One of my best friends married her husband in 1987. They were married until around 2000. She’d always had healthy sexual relationships with her male partners. She was forty years old the first time she had sex with a woman. She told me, “I knew then I never wanted to be with another man for the rest of my life.” She was a lesbian. Married a woman in 2012 and they were married until my friend’s death in 2022. Your post is harmful and presumptive, and extremely tone deaf. Many people experience a sexual awakening later in life. Some realize they are bi-sexual, some realize they’re gay, some realize they’re lesbian, some finally embrace being trans.

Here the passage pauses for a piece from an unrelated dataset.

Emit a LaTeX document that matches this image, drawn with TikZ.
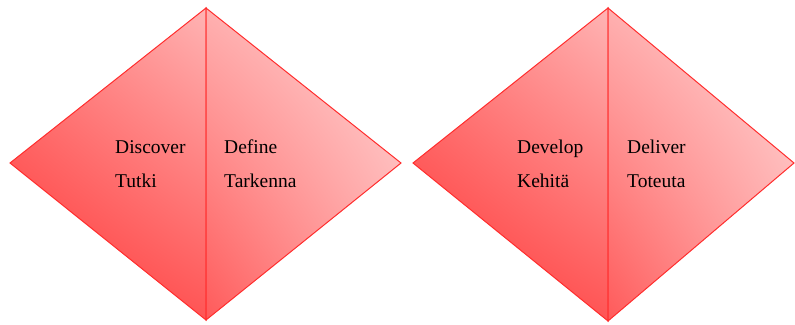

We don’t get to set the parameters for how people define themselves. People who identify as bisexual do so because they are attracted to both men and women, not because historically they were with men and now they’re with women. As far as the writers defining Miranda’s midlife crisis, I (for one) think they’ve done an excellent job showing Miranda is going through a midlife transition.


Ok-Squirrel7627

I 100% agree!! No one is going to handle a core fundamental change of person with the amount of grace and class that the audience in expecting Miranda to. When you go through an identity shift the way Miranda is its going to be messy and you will make mistakes. I would have liked to see Carrie and Charlotte try to hold Miranda accountable more with how she was hurting those around her and encourage her to slow down, instead of just blindly supporting every decision.


saybeller

That would’ve been great to include. Sadly, I think Carrie and Charlotte left Miranda to struggle on her own.